A PUB boss who cooked the books in a desperate bid to keep the business afloat has walked free from court.

Paul Mash stole more than £5,000 as he struggled to make a success of running the Tap & Spile in Guisborough, east Cleveland.

Mash appeared at Teesside Crown Court today (Friday, April 26) - his 48th birthday - to be dealt with for charges of theft and false accounting.

He was given a 12-month prison sentence, suspended for a year, with 150 hours of unpaid community work and £960 compensation.

Judge Howard Crowson told him: "This is not a happy place to be spending your birthday, but you won't be spending the whole of it here."

The court heard how Marsh, of Minster Court, Belmont, Durham, had worked in the licensed trade for 15 years before bankruptcy.

In July 2011, he was approached to run the country pub by an accountant who worked for owner its George Sowerby.

Six months later, discrepancies in the accounts were uncovered and Mash admitted taking some money when quizzed by Mr Sowerby.

Prosecutor Sue Jacobs said police were called in when Mash failed to keep a promise to pay back what he had taken.

Paul Currer, mitigating, told the court that he will now never work in the pub trade again, but has got a job in a call centre.

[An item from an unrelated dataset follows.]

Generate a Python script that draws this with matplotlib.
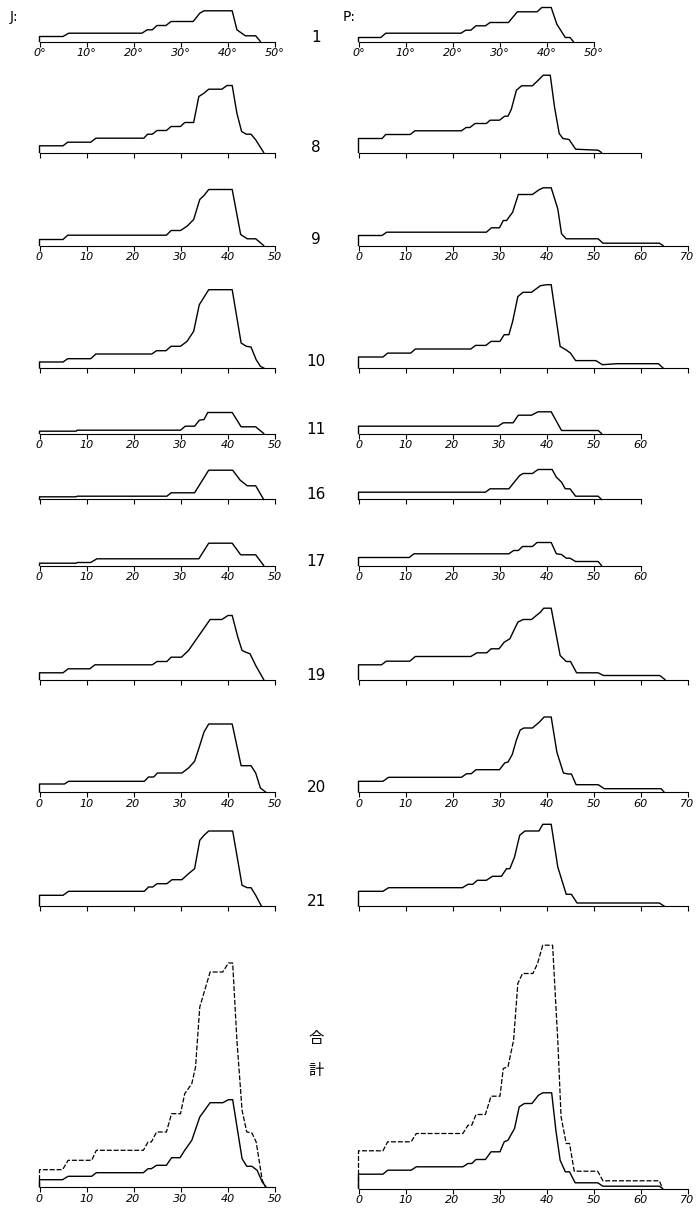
import numpy as np
import matplotlib
matplotlib.use("Agg")
import matplotlib.pyplot as plt

plt.rcParams['font.family'] = ['DejaVu Sans', 'Noto Sans CJK JP']

# ---- data: positions in degrees, heights in relative units ----
j1_x = [0, 5, 6.2, 21.8, 22.9, 24, 25, 26.9, 28, 32.7, 34.1, 35, 41, 42, 43.8, 46, 47]
j1_y = [5, 5, 8.3, 8.3, 11.7, 11.7, 16, 16, 20, 20, 28.3, 30.7, 30.7, 11.7, 5.7, 5.7, 0]
p1_x = [0, 4.75, 5.8, 21.8, 22.8, 23.9, 25, 27, 28, 31.9, 33.8, 38, 39, 41, 42.2, 44, 45, 45.7]
p1_y = [4, 4, 8.3, 8.3, 11.3, 11.3, 15.7, 15.7, 19, 19, 29.7, 29.7, 34, 34, 17.3, 4, 4, 0]

j8_x = [0, 5, 6, 10.9, 12, 22.2, 23, 24, 25, 27, 28, 30, 30.9, 32.8, 33.9, 35, 36, 38.8, 39.9, 41,
        42, 43, 44, 45, 46, 47.7]
j8_y = [6.7, 6.7, 10.3, 10.3, 14.3, 14.3, 18.3, 18.3, 22, 22, 26, 26, 30, 30, 56, 59.3, 63.3, 63.3,
        67, 67, 39.3, 21, 18.3, 18.3, 12.7, 0]
p8_x = [0, 5, 5.8, 11, 12, 21.9, 22.9, 23.7, 24.8, 27.2, 28, 30, 31.1, 31.8, 32.5, 33.6, 34.7, 37,
        38.4, 39.3, 40.8, 41.7, 42.7, 43.5, 44.8, 46.2, 51, 51.7]
p8_y = [14, 14, 18, 18, 21.7, 21.7, 25, 25, 29, 29, 32.3, 32.3, 36.3, 36.3, 43, 62.3, 66.7, 66.7,
        73, 77.3, 77.3, 45.7, 19, 14, 13, 3.3, 2.3, 0]

j9_x = [0, 5, 6, 27, 28, 30, 31.4, 32.8, 34.1, 35, 36, 41, 42.8, 44.2, 46, 47.7]
j9_y = [6, 6, 10.3, 10.3, 15, 15, 19.3, 26, 46, 50, 56, 56, 11, 6.7, 6.7, 0]
p9_x = [0, 5, 6, 27.2, 28.3, 30, 30.8, 31.5, 32.8, 34, 37, 38.4, 39.3, 41, 42.4, 43.2, 44.2, 51,
        52, 64, 64.8]
p9_y = [10, 10, 13.3, 13.3, 17.7, 17.7, 25, 25, 33.3, 51, 51, 55.7, 57.7, 57.7, 36.7, 11.7, 6.7,
        6.7, 2.3, 2.3, 0]

j10_x = [0, 5, 6, 10.9, 12, 23.9, 24.9, 26.9, 28, 30, 31.4, 32.8, 34, 34.9, 36, 41, 42.9, 44, 45,
         46.1, 47, 47.7]
j10_y = [6, 6, 9.3, 9.3, 14, 14, 17.3, 17.3, 21.7, 21.7, 26.7, 36.7, 63.3, 70, 78.3, 78.3, 25,
         21.7, 21, 8.3, 1.7, 0]
p10_x = [0, 5.2, 6.2, 11.1, 12.1, 23.9, 24.9, 27.1, 28.2, 30.1, 31, 32, 32.8, 33.9, 35, 36.8,
         38.7, 40.1, 41, 42.9, 44.1, 45.1, 46.2, 50.5, 51.9, 55, 63.8, 64.8]
p10_y = [11, 11, 14.9, 14.9, 19, 19, 22.6, 22.6, 26.6, 26.6, 33.3, 33.3, 46.6, 71.4, 75.7,
         75.7, 82.3, 83.3, 83.3, 21.6, 18.3, 14.9, 7.4, 7.4, 3.3, 4.3, 4.3, 0]

j11_x = [0, 7.8, 8, 30, 31, 33, 34, 35, 35.8, 41, 42.9, 46, 47.7]
j11_y = [2.3, 2.3, 3.3, 3.3, 7.3, 7.3, 13.3, 14, 21, 21, 6.7, 6.7, 0]
p11_x = [0, 29.7, 30.8, 32.9, 34, 36.8, 38.2, 41, 43.2, 51, 51.7]
p11_y = [7.3, 7.3, 10.7, 10.7, 18.3, 18.3, 21.7, 21.7, 3, 3, 0]

j16_x = [0, 7.8, 8, 27.1, 28, 33, 36, 41.1, 42.7, 44.2, 46, 47.7]
j16_y = [2.7, 2.7, 3.3, 3.3, 6.7, 6.7, 29.3, 29.3, 19.3, 13.7, 13.7, 0]
p16_x = [0, 27, 28, 32, 33.3, 34.3, 35, 37, 38.2, 41.2, 42.1, 43.2, 44, 45, 46.2, 51, 51.7]
p16_y = [7.3, 7.3, 10.7, 10.7, 18.3, 24, 26, 26, 30, 30, 22.3, 17.3, 10.7, 10.7, 3.3, 3.3, 0]

j17_x = [0, 7.8, 8, 10.9, 12.2, 33.9, 36, 41, 42.8, 46, 47.7]
j17_y = [2.3, 2.3, 3, 3, 6.7, 6.7, 22.3, 22.3, 10.7, 10.7, 0]
p17_x = [0, 10.8, 11.8, 32, 33, 34, 34.9, 37, 38, 41, 42.1, 43.2, 44.2, 45, 46.2, 51, 51.7]
p17_y = [8, 8, 11.7, 11.7, 15, 15, 19, 19, 23, 23, 11.7, 11, 7.3, 7.3, 4, 4, 0]

j19_x = [0, 5, 6.1, 10.7, 11.8, 24, 25, 27.1, 28, 30.2, 31.7, 36.3, 38.8, 40.1, 41, 42.2, 43.1,
         43.9, 44.8, 46, 47.7]
j19_y = [6.7, 6.7, 10.7, 10.7, 14.7, 14.7, 18, 18, 22.3, 22.3, 29, 60, 60, 64, 64, 42.3, 29, 27.3,
         25.7, 14, 0]
p19_x = [0, 4.9, 5.9, 10.9, 12.1, 23.9, 25.2, 27.3, 28.2, 29.9, 31, 32.2, 33.9, 35, 36.8, 38.7,
         39.4, 41, 42.9, 44.2, 45.1, 46.4, 51, 52.1, 64.1, 65.2]
p19_y = [14.7, 14.7, 18.3, 18.3, 23, 23, 26.7, 26.7, 30.7, 30.7, 37.3, 40.7, 57.3, 60, 60, 67.3,
         71.3, 71.3, 24, 18, 18, 6.7, 6.7, 4, 4, 0]

j20_x = [0, 5.3, 6.2, 22.3, 23.2, 24.3, 25.1, 30.3, 31.7, 33, 34, 35, 36, 41, 42.9, 45, 46, 47, 48.1]
j20_y = [8, 8, 10.7, 10.7, 15, 15, 19, 19, 24, 30.7, 45, 60, 68, 68, 26.3, 26.3, 19, 4, 0]
p20_x = [0, 5.2, 6.4, 21.9, 23, 24, 25, 30, 31.1, 31.8, 32.7, 33.6, 34.4, 35.2, 37, 38.5, 39.5, 41,
         42.2, 43.6, 44.6, 45.3, 46.3, 51, 52.3, 64.4, 65]
p20_y = [10.7, 10.7, 14.7, 14.7, 18.3, 18.3, 22.3, 22.3, 29, 30, 37.3, 52, 62, 64, 64, 70, 75, 75,
         40, 19, 18, 18, 7.3, 7.3, 3.3, 3.3, 0]

j21_x = [0, 5, 6.2, 22.3, 23.2, 24.1, 25, 27.1, 28.2, 30.3, 31.7, 33, 34.1, 35, 36, 41.1, 43.1,
         44.2, 45, 46, 47.2]
j21_y = [10.7, 10.7, 14.7, 14.7, 19, 19, 22.3, 22.3, 26.3, 26.3, 32.3, 37.3, 65.7, 70.7, 75, 75,
         20.7, 18.3, 18.3, 10.7, 0]
p21_x = [0, 5.2, 6.4, 22.1, 23.3, 24.3, 25.3, 27.2, 28.5, 30.4, 31.5, 32.2, 33.2, 34.3, 35.4,
         38.4, 39.2, 41, 42.4, 43.5, 44.2, 45.3, 46.5, 55.2, 64, 65]
p21_y = [14.7, 14.7, 18.3, 18.3, 21.7, 21.7, 25.7, 25.7, 29.7, 29.7, 37.3, 37.3, 49, 70.7, 75, 75,
         81.7, 81.7, 39, 22.3, 11.7, 11.7, 3, 3, 3, 0]

# 合計 (totals): dashed and solid curves
jt_dash_x = [0, 4.9, 6.1, 11.1, 12.1, 22.1, 23.1, 23.8, 24.9, 27, 28.1, 30, 30.9, 32.4, 33.2, 34.1,
             36.3, 39, 40.2, 41.1, 42, 43.1, 44.1, 45.2, 46.1, 47.4, 48.1]
jt_dash_y = [17.3, 17.3, 26.7, 26.7, 36.7, 36.7, 45, 45, 55, 55, 73.3, 73.3, 93.3, 103.3, 120, 180,
             215, 215, 224, 224, 146.7, 76.7, 55, 54, 45, 6.7, 0]
jt_solid_x = [0, 4.9, 6.1, 11.1, 12.1, 22.1, 23.1, 23.8, 24.9, 27, 28.1, 29.9, 30.9, 32.4, 34.1,
              36.3, 39, 40.2, 41.1, 43.1, 44.1, 45.2, 46.3, 47.4, 48.2]
jt_solid_y = [7.3, 7.3, 10.7, 10.7, 14.3, 14.3, 18.3, 18.3, 21.7, 21.7, 29.3, 29.3, 36.7, 46.7, 70,
              84.3, 84.3, 87.3, 87.3, 28.3, 20.7, 20.7, 16.7, 5, 0]
pt_dash_x = [0, 5.2, 6.2, 11.2, 12.3, 22.2, 23.3, 24.1, 25, 27, 28.2, 30.1, 30.8, 31.8, 33, 33.9,
             34.9, 37.1, 38.1, 39.2, 41.3, 42.4, 43.1, 44.2, 44.9, 45.9, 50.9, 52, 64, 64.7]
pt_dash_y = [37.7, 37.7, 46.7, 46.7, 55, 55, 63.3, 63.3, 74, 74, 92.3, 92.3, 120, 121.7, 148.3, 205,
             215, 215, 225, 243.3, 243.3, 148, 71.7, 45, 45, 17.3, 17.3, 7.7, 7.7, 0]
pt_solid_x = [0, 5.2, 6.2, 11.2, 12.3, 22.2, 23.3, 24.1, 25, 27, 28.2, 30.1, 31, 31.8, 33.2, 34.2,
              35.3, 36.9, 38.3, 39.2, 41.1, 42, 42.9, 44, 44.9, 46.1, 50.9, 52, 64, 64.7]
pt_solid_y = [14.3, 14.3, 18.3, 18.3, 21.7, 21.7, 25, 25, 29, 29, 36.7, 36.7, 46.7, 48.3, 60, 81.7,
              85, 85, 93.3, 95.7, 95.7, 58, 28.3, 16.7, 16.7, 5.7, 5.7, 2.3, 2.3, 0]

row_names = ['1', '8', '9', '10', '11', '16', '17', '19', '20', '21']
j_xmax = [50, 50, 50, 50, 50, 50, 50, 50, 50, 50]
p_xmax = [50, 60, 70, 70, 60, 60, 60, 70, 70, 70]

# ---- layout (pixels) ----
W, H = 700, 1213
PX_PER_DEG = 4.7
J_LEFT, P_LEFT = 39.5, 358.5
baselines = [41.5, 152.5, 245.5, 368, 433.5, 499.5, 565.5, 679.5, 792, 906]
label_y = [37, 147, 240, 362, 430, 495, 561, 675, 788, 902]
j_labeled = [True, False, True, False, True, False, True, False, True, False]
p_labeled = [True, False, True, False, True, False, True, False, True, False]

fig = plt.figure(figsize=(W / 100, H / 100), dpi=100)


def panel(left, base, xmax, curves, labels, deg=False):
    top = max(max(y) for _, y, _ in curves) + 3
    ax = fig.add_axes([left / W, (H - base) / H, xmax * PX_PER_DEG / W, top / H])
    for xs, ys, style in curves:
        kw = {'color': 'black', 'lw': 1.0, 'clip_on': False, 'solid_joinstyle': 'round'}
        kw.update(style)
        ax.plot(np.r_[0, xs], np.r_[0, ys], **kw)
    ax.set_xlim(0, xmax)
    ax.set_ylim(0, top)
    for s in ['left', 'right', 'top']:
        ax.spines[s].set_visible(False)
    ax.spines['bottom'].set_linewidth(0.8)
    ticks = list(range(0, xmax + 1, 10))
    ax.set_xticks(ticks)
    ax.set_yticks([])
    ax.tick_params(axis='x', direction='out', length=3.5, width=0.8, pad=1.2)
    if labels:
        txt = [f'{t}°' if deg else f'{t}' for t in ticks]
        ax.set_xticklabels(txt, fontsize=8, fontstyle='italic')
    else:
        ax.set_xticklabels([])
    ax.patch.set_visible(False)
    return ax


j_series = [(j1_x, j1_y), (j8_x, j8_y), (j9_x, j9_y), (j10_x, j10_y), (j11_x, j11_y),
            (j16_x, j16_y), (j17_x, j17_y), (j19_x, j19_y), (j20_x, j20_y), (j21_x, j21_y)]
p_series = [(p1_x, p1_y), (p8_x, p8_y), (p9_x, p9_y), (p10_x, p10_y), (p11_x, p11_y),
            (p16_x, p16_y), (p17_x, p17_y), (p19_x, p19_y), (p20_x, p20_y), (p21_x, p21_y)]

for i, name in enumerate(row_names):
    jx, jy = j_series[i]
    px, py = p_series[i]
    panel(J_LEFT, baselines[i], j_xmax[i], [(jx, jy, {})], j_labeled[i], deg=(i == 0))
    panel(P_LEFT, baselines[i], p_xmax[i], [(px, py, {})], p_labeled[i], deg=(i == 0))
    fig.text(316 / W, 1 - label_y[i] / H, name, fontsize=11, ha='center', va='center')

# totals
dash = {'linestyle': (0, (4, 1.5)), 'lw': 0.9}
panel(J_LEFT, 1187, 50, [(jt_dash_x, jt_dash_y, dash), (jt_solid_x, jt_solid_y, {})], True)
panel(P_LEFT, 1188.5, 70, [(pt_dash_x, pt_dash_y, dash), (pt_solid_x, pt_solid_y, {})], True)
fig.text(316 / W, 1 - 1038 / H, '合', fontsize=11, ha='center', va='center',
         family=['Noto Sans CJK JP'])
fig.text(316 / W, 1 - 1070 / H, '計', fontsize=11, ha='center', va='center',
         family=['Noto Sans CJK JP'])

fig.text(10 / W, 1 - 17 / H, 'J:', fontsize=10, ha='left', va='center')
fig.text(343 / W, 1 - 17 / H, 'P:', fontsize=10, ha='left', va='center')

fig.savefig('out.png', dpi=100)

"He is a man who feels desperately sorry for what he has done and feels desperately stupid for the way he has behaved.

"It flies in the face of the way he has run his business in the past," said Mr Currer.

"He wants to try to make amends and recover."

The court heard how Mash took money from gaming machines and falsely claimed to have put on events such as quizzes and bands.

Judge Crowson told him: "You have been working hard in a difficult trade - which has become more difficult - over the last 15 years.

"I am not satisfied you were feathering your own nest, and there are no signs of you living in the lap of luxury.

"The sad result is your employers lost out, but I don't see it going into your pocket. But it was by your dishonesty that the loss was made.

"This was not out of personal greed, but out of a sense of professional pride."